Asked if he's prepared to go to the outfield: "Yeah, I can get better out there, I think. Anywhere they need me, I'll play. I'll play third, I'll play outfield, I'll play center. Anywhere they need me, I'll play there. I just want to make it. We'll see what happens when I get there."

On the transition from aluminum to wood bat: "When I was younger, a guy named Eddie Williams, he came and hit with me. And he told me I needed to put a wood bat in my hand and start swinging from a young age. I think I was about 7 or 8 years old when I swung my first wood. It was a "Hoosier." It just felt really good in my hands, and when I took BP that's all I'd usually hit with, and then I'd take my last 20 swings with aluminum. I think that made it even easier, growing up swinging wood my whole life. I think that made it a lot easier going to college."


markfd said...

Awesome, I am not surprised at all by this move to OF, thank goodness, Rizzo and crew are better judges of talent and potential than I imagined!!!

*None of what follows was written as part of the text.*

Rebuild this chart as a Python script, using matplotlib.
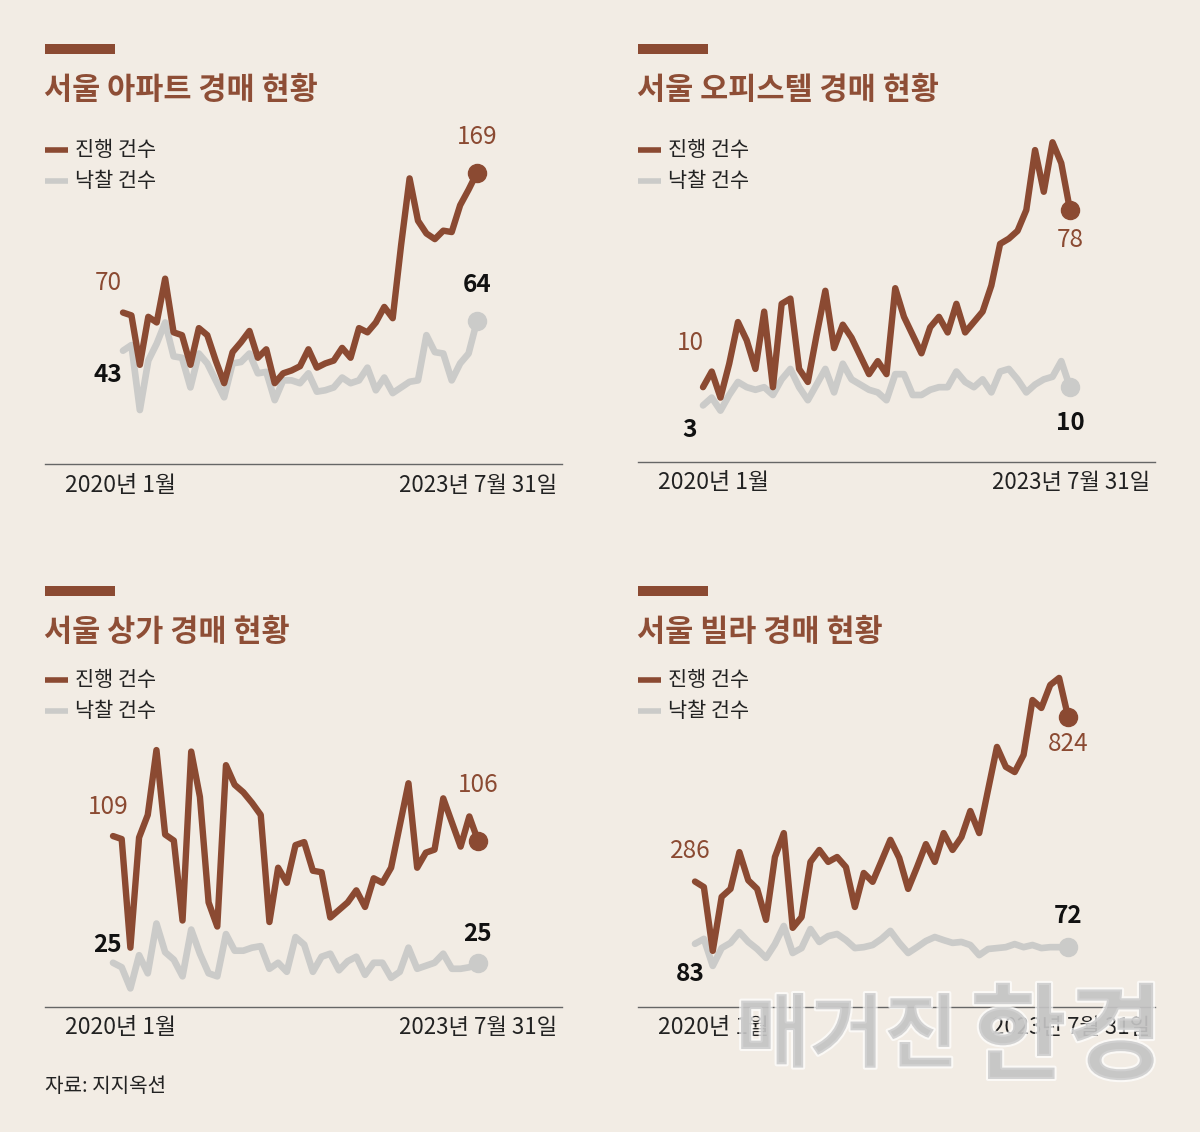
import matplotlib
matplotlib.use('Agg')
import matplotlib.pyplot as plt
import matplotlib.patheffects as pe
from matplotlib.patches import Rectangle
from matplotlib.lines import Line2D

plt.rcParams['font.family'] = ['Noto Sans CJK KR', 'DejaVu Sans']

# ---------------- data (monthly, Jan 2020 .. Jul 2023) ----------------
months = list(range(43))
start_label = '2020년 1월'
end_label = '2023년 7월 31일'

apt_total = [70, 68, 33, 67, 63, 94, 56, 54, 33, 59, 54, 36, 20, 42, 49, 57, 38, 44, 20, 27,
             29, 32, 44, 31, 34, 36, 45, 38, 59, 56, 63, 74, 66, 118, 165, 135, 126, 122, 128, 127,
             146, 157, 169]
apt_sold = [43, 47, 1, 36, 48, 63, 39, 38, 17, 41, 34, 22, 10, 34, 35, 41, 27, 28, 8, 22,
            22, 20, 27, 14, 15, 17, 24, 20, 22, 31, 15, 24, 13, 17, 21, 22, 54, 42, 41, 22,
            34, 41, 64]

off_total = [10, 16, 6, 19, 35, 28, 17, 39, 10, 42, 44, 17, 12, 30, 47, 25, 34, 29, 22, 15,
             20, 15, 48, 37, 30, 23, 33, 37, 31, 42, 31, 35, 39, 49, 65, 67, 70, 78, 101, 85,
             104, 96, 78]
off_sold = [3, 6, 1, 7, 12, 10, 9, 10, 7, 13, 17, 10, 5, 11, 17, 8, 19, 13, 11, 9,
            8, 5, 15, 15, 7, 7, 9, 10, 10, 16, 12, 10, 13, 8, 16, 17, 13, 8, 11, 13,
            14, 20, 10]

shop_total = [109, 107, 35, 108, 123, 166, 110, 106, 53, 165, 135, 65, 49, 156, 143, 138, 131, 123, 52, 88,
              78, 103, 105, 86, 85, 55, 60, 65, 73, 62, 81, 78, 88, 116, 144, 88, 98, 100, 134, 118,
              102, 122, 106]
shop_sold = [25, 22, 8, 30, 18, 51, 32, 27, 16, 47, 31, 18, 16, 44, 33, 33, 35, 36, 21, 25,
             19, 42, 37, 19, 29, 31, 20, 26, 29, 17, 25, 25, 15, 19, 35, 21, 23, 25, 31, 21,
             21, 22, 25]

villa_total = [286, 268, 60, 236, 262, 382, 290, 262, 161, 366, 444, 135, 170, 350, 389, 350, 366, 333, 203, 314,
               285, 353, 422, 363, 262, 333, 408, 350, 444, 389, 431, 516, 444, 585, 725, 660, 643, 699, 878, 852,
               927, 950, 824]
villa_sold = [83, 99, 11, 69, 86, 121, 89, 66, 37, 82, 141, 53, 69, 131, 89, 108, 115, 95, 69, 72,
              79, 99, 125, 86, 53, 72, 92, 105, 95, 86, 89, 79, 46, 66, 69, 72, 82, 72, 79, 69,
              72, 72, 72]

titles = ['서울 아파트 경매 현황', '서울 오피스텔 경매 현황', '서울 상가 경매 현황', '서울 빌라 경매 현황']
legend_labels = ['진행 건수', '낙찰 건수']
source_text = '자료: 지지옥션'

# ---------------- style ----------------
W, H = 1200, 1132
BG = '#F2ECE4'
BROWN = '#8B4A32'
TITLE_C = '#8E4E36'
GRAY = '#CBCBC9'
TEXT = '#222222'

fig = plt.figure(figsize=(W / 100, H / 100), dpi=100, facecolor=BG)


def fx(x):
    return x / W


def fy(y):
    return 1 - y / H


def panel_axes(box, x_first, x_last, n, a, b):
    # box in image pixels (left, top, right, bottom); value = a - b * y_pixel
    L, T, R, B = box
    ax = fig.add_axes([fx(L), fy(B), (R - L) / W, (B - T) / H])
    dx = (x_last - x_first) / (n - 1)
    ax.set_xlim((L - x_first) / dx, (R - x_first) / dx)
    ax.set_ylim(a - b * B, a - b * T)
    ax.axis('off')
    ax.patch.set_alpha(0)
    return ax


panels = [
    dict(title=titles[0], total=apt_total, sold=apt_sold, left=45, right=562, top=0,
         plot=(80, 120, 520, 450), xf=123, xl=477, a=291.3, b=0.708, base_y=464, date_y=486,
         lab=[(-15, 30), (-15, -24), (0, 36), (0, 36)]),
    dict(title=titles[1], total=off_total, sold=off_sold, left=638, right=1155, top=0,
         plot=(660, 120, 1110, 450), xf=703, xl=1070, a=158.6, b=0.3838, base_y=462, date_y=483,
         lab=[(-13, 44), (-13, -25), (0, -30), (0, -36)]),
    dict(title=titles[2], total=shop_total, sold=shop_sold, left=45, right=562, top=542,
         plot=(80, 720, 520, 1000), xf=113, xl=478, a=663.3, b=0.663, base_y=1007, date_y=1028,
         lab=[(-5, 29), (-5, 18), (0, 56), (0, 29)]),
    dict(title=titles[3], total=villa_total, sold=villa_sold, left=638, right=1155, top=542,
         plot=(660, 660, 1110, 1000), xf=695, xl=1068, a=3160.7, b=3.261, base_y=1007, date_y=1028,
         lab=[(-5, 31), (-5, -30), (0, -27), (0, 31)]),
]

for p in panels:
    L = p['left']
    t0 = p['top']
    # brown bar above title
    fig.patches.append(Rectangle((fx(L), fy(t0 + 54)), 70 / W, 10 / H, transform=fig.transFigure,
                                 facecolor=BROWN, edgecolor='none'))
    fig.text(fx(L - 1), fy(t0 + 90), p['title'], fontsize=22, fontweight='bold', color=TITLE_C,
             ha='left', va='center')
    # legend
    for k, (lab, col) in enumerate(zip(legend_labels, [BROWN, GRAY])):
        yy = t0 + 150 + 31 * k if t0 == 0 else t0 + 138 + 31 * k
        fig.lines.append(Line2D([fx(L), fx(L + 23)], [fy(yy), fy(yy)], transform=fig.transFigure,
                                color=col, lw=4, solid_capstyle='butt'))
        fig.text(fx(L + 30), fy(yy), lab, fontsize=15, color=TEXT, ha='left', va='center')
    # baseline
    fig.lines.append(Line2D([fx(L), fx(p['right'])], [fy(p['base_y']), fy(p['base_y'])],
                            transform=fig.transFigure, color='#666666', lw=1.0))
    fig.text(fx(L + 20), fy(p['date_y']), start_label, fontsize=16.5, color=TEXT, ha='left', va='center')
    fig.text(fx(p['right'] - 5), fy(p['date_y']), end_label, fontsize=16, color=TEXT, ha='right', va='center')

    ax = panel_axes(p['plot'], p['xf'], p['xl'], len(months), p['a'], p['b'])
    ax.plot(months, p['sold'], color=GRAY, lw=4.8, solid_joinstyle='round', solid_capstyle='round', zorder=2)
    ax.plot(months, p['total'], color=BROWN, lw=4.6, solid_joinstyle='round', solid_capstyle='round', zorder=3)
    ax.plot([months[-1]], [p['sold'][-1]], 'o', color=GRAY, ms=13, zorder=2)
    ax.plot([months[-1]], [p['total'][-1]], 'o', color=BROWN, ms=13, zorder=3)

    pts = [(months[0], p['total'][0], BROWN, 'normal'),
           (months[0], p['sold'][0], '#111111', 'bold'),
           (months[-1], p['total'][-1], BROWN, 'normal'),
           (months[-1], p['sold'][-1], '#111111', 'bold')]
    for (xx, vv, col, wt), off in zip(pts, p['lab']):
        ax.annotate(f'{vv}', xy=(xx, vv), xytext=off, textcoords='offset pixels',
                    ha='center', va='center', fontsize=17.5, color=col, fontweight=wt,
                    annotation_clip=False, zorder=5)

fig.text(fx(45), fy(1086), source_text, fontsize=14.5, color=TEXT, ha='left', va='center')

# watermark (semi-transparent, drawn over the chart as in the source image)
wm_fx = [pe.withStroke(linewidth=3, foreground='#FFFFFF')]
fig.text(fx(847), fy(1037), '매거진', fontsize=58, fontweight='bold', color='#C4C4C4', alpha=0.7,
         ha='center', va='center', path_effects=wm_fx, zorder=10)
fig.text(fx(1067), fy(1040), '한경', fontsize=76, fontweight='bold', color='#C4C4C4', alpha=0.7,
         ha='center', va='center', path_effects=wm_fx, zorder=10)

fig.savefig('out.png', dpi=100, facecolor=BG)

The Great Unwashed said...

Rizzo did say, however, that the kid won't be allowed to wear that war paint on his face anymore.

Love it!

greg said...

love that the comment about not being able to wear war paint came from a guy with the handle "the great unwashed."

Anonymous said...

Personally, I'm gonna miss the war paint. I realize he'd never get away with it in the pros, but it did look awesome.

Anonymous8 said...

There are a few young catchers in the Nats minor league system breathing a sigh of relief over Rizzo's statement.

N. Cognito said...

Anonymous said...
"Personally, I'm gonna miss the war paint. I realize he'd never get away with it in the pros, but it did look awesome."

That pseudo-KISS look should have been gone a long time ago.
Looked stupid.

Chris B. said...

I, for one, am pro war paint. Let him keep wearing it.